Cf. I. John Hesselink:

…in Calvin’s various discussions of the Church of Rome he rarely, if ever, opposes a true church to a totally false church. Even where he compares a corrupt church (Rome) to the ideal church, he compares two states of the church, not two churches.

(I. John Hesselink, “Calvinus Oecumenicus—Calvin’s Vision of the Unity and Catholicity of the Church;” In: The Unity of the Church: A Theological State of the Art and Beyond, Studies in Reformed Theology: Volume 18, ed. Eduardus van der Borght, [Leiden: Brill, 2010], p. 78.)

Cf. Alexandre Ganoczy:

     Let us note how Calvin turns the accusations against his adversaries but does not call them the “false Church.” Thus he agrees with Luther’s position. Even in the beginning of the epistle when he is speaking of the “poor little Church” which for centuries was mishandled and ruined by evil pastors, Calvin is careful not to oppose the “true Church” and the “false Church.” He is content to speak of the confrontation between the “pious” and the “impious” which, after all, occurs within the Church.

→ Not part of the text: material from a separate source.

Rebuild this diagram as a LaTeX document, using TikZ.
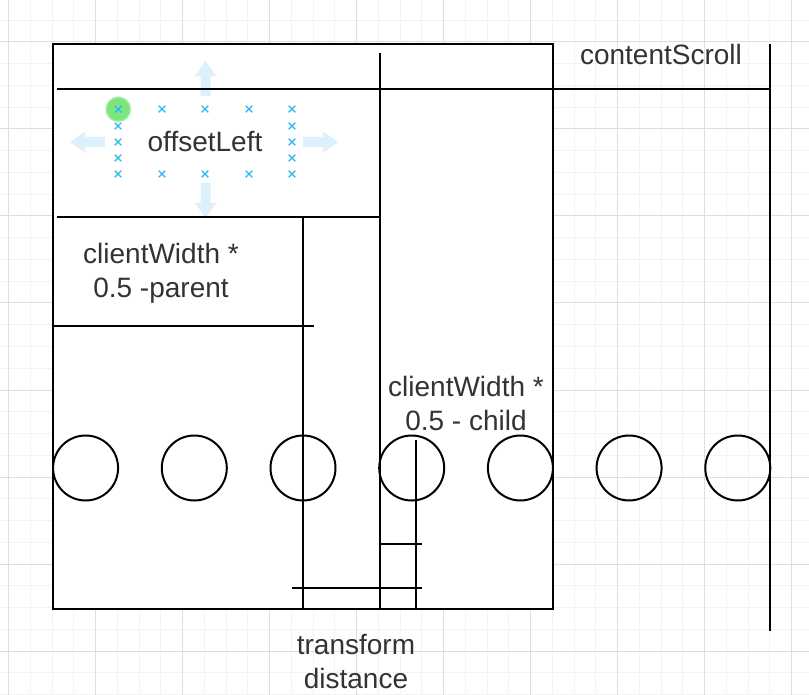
\documentclass[tikz,border=0pt]{standalone}
\usepackage{fontspec}
\setmainfont{Liberation Sans}

\definecolor{gridminor}{HTML}{F3F3F3}
\definecolor{gridmajor}{HTML}{DEDEDE}
\definecolor{labeltext}{HTML}{333333}
\definecolor{handleblue}{HTML}{29B6F2}
\definecolor{arrowblue}{HTML}{DCF1FC}
\definecolor{anchorgreen}{HTML}{7EE57E}
\definecolor{anchoredge}{HTML}{9AEE9A}

\tikzset{
  stroke/.style={line width=2pt, black},
  labeltxt/.style={text=labeltext, font=\fontsize{28}{34}\selectfont, align=center, inner sep=0pt},
  xhandle/.pic={\draw[handleblue, line width=1.3pt] (-3.3,-3.3) -- (3.3,3.3) (-3.3,3.3) -- (3.3,-3.3);},
  movearrow/.pic={\fill[arrowblue] (0,-5) -- (20,-5) -- (20,-10.5) -- (35,0) -- (20,10.5) -- (20,5) -- (0,5) -- cycle;}
}

\begin{document}
\begin{tikzpicture}[x=1pt, y=-1pt]
    \useasboundingbox (0,0) rectangle (809,695);

    % background grid
    \foreach \k in {-1,...,37} {
        \draw[gridminor, line width=1pt] ({8.7+21.75*\k},0) -- ({8.7+21.75*\k},695);
    }
    \foreach \k in {-2,...,30} {
        \draw[gridminor, line width=1pt] (0,{42+21.75*\k}) -- (809,{42+21.75*\k});
    }
    \foreach \k in {0,...,9} {
        \draw[gridmajor, line width=1pt] ({8.7+87*\k},0) -- ({8.7+87*\k},695);
    }
    \foreach \k in {0,...,7} {
        \draw[gridmajor, line width=1pt] (0,{42+87*\k}) -- (809,{42+87*\k});
    }

    % outer box
    \draw[stroke, fill=white] (53,44) rectangle (553,609);

    % move arrows of the selected label
    \pic at (205.5,96) [rotate=90] {movearrow};
    \pic at (205.5,183) [rotate=-90] {movearrow};
    \pic at (105,142) [rotate=180] {movearrow};
    \pic at (303,142) {movearrow};

    % lines
    \draw[stroke] (57,89) -- (770,89);
    \draw[stroke] (770,44) -- (770,631);
    \draw[stroke] (380,53) -- (380,609);
    \draw[stroke] (57,217) -- (380,217);
    \draw[stroke] (303,217) -- (303,609);
    \draw[stroke] (53,326) -- (314,326);
    \draw[stroke] (416,440) -- (416,609);
    \draw[stroke] (380,544) -- (422,544);
    \draw[stroke] (292,588) -- (422,588);

    % circles
    \foreach \i in {0,...,6} {
        \draw[stroke] ({85.6+108.7*\i},468) circle[radius=32.5pt];
    }

    % labels
    \node[labeltxt] (scroll) at (661,54) {contentScroll};
    \node[labeltxt] (offset) at (205,142) {offsetLeft};
    \node[labeltxt] (parent) at (161,273) {clientWidth *\\0.5 -parent};
    \node[labeltxt] (child) at (466,403) {clientWidth *\\0.5 - child};
    \node[labeltxt] (transform) at (356,662) {transform\\distance};

    % selection handles
    \foreach \hx in {162,205,249} {
        \pic at (\hx,109) {xhandle};
        \pic at (\hx,174) {xhandle};
    }
    \foreach \hy in {109,126,142,158,174} {
        \pic at (118,\hy) {xhandle};
        \pic at (292,\hy) {xhandle};
    }
    \fill[anchorgreen, draw=anchoredge, line width=1.5pt] (118.3,109.3) circle[radius=12pt];
    \pic at (118.3,109.3) {xhandle};
\end{tikzpicture}
\end{document}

     This way of seeing things corresponds well to what Calvin said in the first Institutes concerning the unity and the indivisibility of the catholic Church, the mystical body of Christ, the antagonism between the “kingdom of Christ” and the “papal kingdom,” and the Church’s continuity which is assured by the incorruptible sacrament of baptism. In only one place does he use the expression “the church of the Antichrist” to stigmatize those who “in the name of the Church” introduced communion in one kind; Calvin opposes them to the “apostolic Church.” But even here the context shows that he intended to compare two states, the one corrupt and the other ideal, of the same catholic Church.

(Alexandre Ganoczy, The Young Calvin, trans. David Foxgrover & Wade Provo, [Philadelphia: The Westminster Press, 1987], p. 273.)

Cf. Geddes MacGregor:

…Calvin does not deny to a corrupt Church the title of Church; he distinguishes, rather, between the right and the wrong state of the Church.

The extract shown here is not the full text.